The social media company was quick to point out that it has yet to find coordination among the accounts. "These were distinct campaigns and we have not identified any link or coordination between them," the company said in a blog post. "However, they used similar tactics by creating networks of accounts to mislead others about who they were and what they were doing."

Calling the people behind the activity "determined and well funded," Facebook said "rooting out" abuse remains a challenge.

The company defended its lengthy probes, which may be difficult to coordinate with law enforcement running investigations of their own. "There is always a tension between taking down these bad actors quickly and improving our defenses over the long term," Facebook said. "If we remove them too early, it's harder to understand their playbook and the extent of their network."

Acting on a tip from FireEye about a network of Facebook pages and accounts on other sites called "Liberty Front Press," Facebook discovered coordinated inauthentic behaviour aimed at persons in the Middle East, Latin America, UK and US.

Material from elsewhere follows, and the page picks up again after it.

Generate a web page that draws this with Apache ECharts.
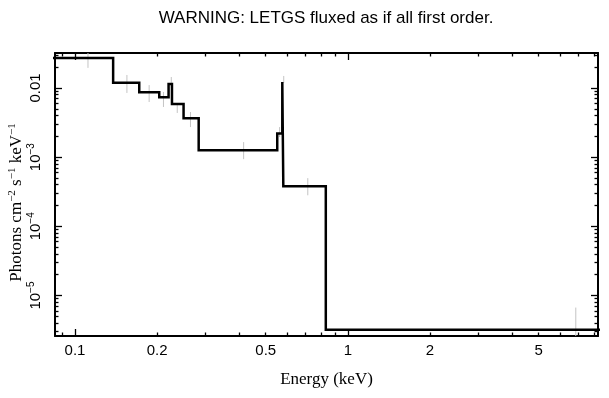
<!DOCTYPE html>
<html>
<head>
<meta charset="utf-8">
<script src="https://cdn.jsdelivr.net/npm/echarts@6/dist/echarts.min.js"></script>
<style>
  html, body { margin: 0; padding: 0; background: #fff; }
  #chart { width: 609px; height: 398px; }
</style>
</head>
<body>
<div id="chart"></div>
<script>
'use strict';
// LETGS unfolded spectrum — step model + grey error bars on log/log axes

// ── data ──────────────────────────────────────────────────────────────────
// bin edges (keV) and model flux per bin (photons cm^-2 s^-1 keV^-1)
const binEdges = [0.08, 0.138, 0.172, 0.2036, 0.2203, 0.2267, 0.250, 0.284, 0.551, 0.575, 0.580, 0.83, 9];
const binFlux = [0.0272, 0.0119, 0.00866, 0.00733, 0.0114, 0.00586, 0.00364, 0.00126, 0.0022, 0.0122, 0.00038, 3.21e-6];

// data points: energy, lower and upper flux of the error bar
const errEnergy = [0.1116, 0.155, 0.187, 0.211, 0.2254, 0.237, 0.265, 0.415, 0.562, 0.582, 0.713, 6.84];
const errLow = [0.0195, 0.00847, 0.00626, 0.00531, 0.0100, 0.00435, 0.00272, 0.000935, 0.00195, 0.0118, 0.000281, 2.0e-6];
const errHigh = [0.034, 0.0154, 0.0110, 0.00875, 0.0144, 0.00568, 0.00449, 0.00165, 0.00272, 0.0149, 0.000497, 6.7e-6];

// ticks
const xLabelVals = [0.1, 0.2, 0.5, 1, 2, 5];
const xMajorTicks = [0.1, 1];
const xMinorTicks = [0.09, 0.2, 0.3, 0.4, 0.5, 0.6, 0.7, 0.8, 0.9, 2, 3, 4, 5, 6, 7, 8];
const yMajorTicks = [1e-5, 1e-4, 1e-3, 0.01];
const yLabelBase = ['10', '10', '10', '0.01'];
const yLabelExp = ['−5', '−4', '−3', ''];
const yMinorTicks = [3e-6, 4e-6, 5e-6, 6e-6, 7e-6, 8e-6, 9e-6,
  2e-5, 3e-5, 4e-5, 5e-5, 6e-5, 7e-5, 8e-5, 9e-5,
  2e-4, 3e-4, 4e-4, 5e-4, 6e-4, 7e-4, 8e-4, 9e-4,
  2e-3, 3e-3, 4e-3, 5e-3, 6e-3, 7e-3, 8e-3, 9e-3, 0.02, 0.03];

const X_MIN = 0.0845, X_MAX = 8.25;
const Y_MIN = 2.6e-6, Y_MAX = 0.032;

const SANS = "'Liberation Sans', Arial, sans-serif";
const SERIF = "'Liberation Serif', 'Times New Roman', serif";

// ── helpers ───────────────────────────────────────────────────────────────
function sameLog(a, b) { return Math.abs(Math.log10(a) - Math.log10(b)) < 1e-6; }
function yLabel(v) {
  const i = yMajorTicks.findIndex(t => sameLog(t, v));
  if (i < 0) return '';
  return '{m|' + yLabelBase[i] + '}' + (yLabelExp[i] ? '{s|' + yLabelExp[i] + '}' : '');
}

function stepPoints() {
  const pts = [];
  binFlux.forEach((v, i) => { pts.push([binEdges[i], v], [binEdges[i + 1], v]); });
  return pts;
}

function xAxisCfg(pos, major) {
  return {
    type: 'log', position: pos, min: X_MIN, max: X_MAX,
    axisLine: { show: major, lineStyle: { color: '#000', width: 2 } },
    axisTick: { show: true, inside: true, length: major ? 7 : 3.5, customValues: major ? xMajorTicks : xMinorTicks, lineStyle: { color: '#000', width: 1.3 } },
    axisLabel: { show: false },
    splitLine: { show: false }
  };
}
function yAxisCfg(pos, major) {
  return {
    type: 'log', position: pos, min: Y_MIN, max: Y_MAX,
    axisLine: { show: major, lineStyle: { color: '#000', width: 2 } },
    axisTick: { show: true, inside: true, length: major ? 7 : 3.5, customValues: major ? yMajorTicks : yMinorTicks, lineStyle: { color: '#000', width: 1.3 } },
    axisLabel: { show: false },
    splitLine: { show: false }
  };
}

const xMain = xAxisCfg('bottom', true);
xMain.axisLabel = {
  show: true, customValues: xLabelVals, margin: 7, color: '#000', fontFamily: SANS, fontSize: 15,
  formatter: v => String(+v.toPrecision(3))
};
xMain.name = 'Energy (keV)';
xMain.nameLocation = 'middle';
xMain.nameGap = 35;
xMain.nameMoveOverlap = false;
xMain.nameTextStyle = { fontFamily: SERIF, fontSize: 17, color: '#000' };

const yMain = yAxisCfg('left', true);
yMain.axisLabel = {
  show: true, customValues: yMajorTicks, margin: 9, rotate: 90, color: '#000', fontFamily: SANS, fontSize: 15,
  formatter: yLabel,
  rich: {
    m: { fontFamily: SANS, fontSize: 15, color: '#000', lineHeight: 20 },
    s: { fontFamily: SANS, fontSize: 10, color: '#000', verticalAlign: 'top', lineHeight: 12 }
  }
};
yMain.name = '{n|Photons cm}{s|−2}{n| s}{s|−1}{n| keV}{s|−1}';
yMain.nameLocation = 'middle';
yMain.nameGap = 28;
yMain.nameMoveOverlap = false;
yMain.nameTextStyle = {
  fontFamily: SERIF, fontSize: 17, color: '#000', padding: [0, 16, 0, 0],
  rich: {
    n: { fontFamily: SERIF, fontSize: 17, color: '#000', lineHeight: 20 },
    s: { fontFamily: SERIF, fontSize: 11, color: '#000', verticalAlign: 'top', lineHeight: 12 }
  }
};

const option = {
  animation: false,
  backgroundColor: '#fff',
  grid: { left: 55, right: 11, top: 53, bottom: 62, containLabel: false, outerBoundsMode: 'none' },
  graphic: [{
    type: 'text', x: 326, y: 18,
    style: { text: 'WARNING: LETGS fluxed as if all first order.', align: 'center', verticalAlign: 'middle', font: '17px ' + SANS, fill: '#000' }
  }],
  xAxis: [xMain, xAxisCfg('top', true), xAxisCfg('bottom', false), xAxisCfg('top', false)],
  yAxis: [yMain, yAxisCfg('right', true), yAxisCfg('left', false), yAxisCfg('right', false)],
  series: [
    {
      type: 'custom', clip: true, z: 1,
      data: errEnergy.map((e, i) => [e, errLow[i], errHigh[i]]),
      encode: { x: 0, y: [1, 2] },
      renderItem: (params, api) => {
        const a = api.coord([api.value(0), api.value(1)]);
        const b = api.coord([api.value(0), api.value(2)]);
        return { type: 'line', shape: { x1: a[0], y1: a[1], x2: b[0], y2: b[1] }, style: { stroke: '#c4c4c4', lineWidth: 1 } };
      }
    },
    {
      type: 'line', z: 3, clip: true, symbol: 'none',
      data: stepPoints(),
      lineStyle: { color: '#000', width: 2.5, join: 'miter' }
    }
  ]
};

const chart = echarts.init(document.getElementById('chart'), null, { renderer: 'canvas' });
chart.setOption(option);
window.addEventListener('resize', () => chart.resize());
</script>
</body>
</html>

The company was "able to link this network to Iranian state media through publicly available website registration information, as well as the use of related IP addresses and Facebook Pages sharing the same admins," wrote Nathaniel Gleicher, head of cybersecurity policy. 

Some of the accounts, dating back to 2013, "attempted to conceal their location, and they primarily posted political content focused on the Middle East, as well as the UK, US and Latin America," Gleicher said, explaining that the in 2017 the focus was increasingly on the US and UK. 

"Accounts and pages linked to ‘Liberty Front Press' typically posed as news and civil society organisations sharing information in multiple countries without revealing their true identity," he said. 

The accounts attracted about 155,000 followers on Facebook and 48,000 on Instagram. 

The second part of Facebook's probe revealed "links between ‘Liberty Front Press' and another set of accounts and pages, the first of which was created in 2016," that "typically posed as news organisations and didn't reveal their true identity," Gleicher said. "They also engaged in traditional cyber-security attacks, including attempts to hack people's accounts and spread malware, which we had seen before and disrupted."

A third segment of the probe in August 2017 "uncovered another set of accounts and pages, the first of which was created in 2011, that largely shared content about Middle East politics in Arabic and Farsi," he said. "They also shared content about politics in the UK and US in English."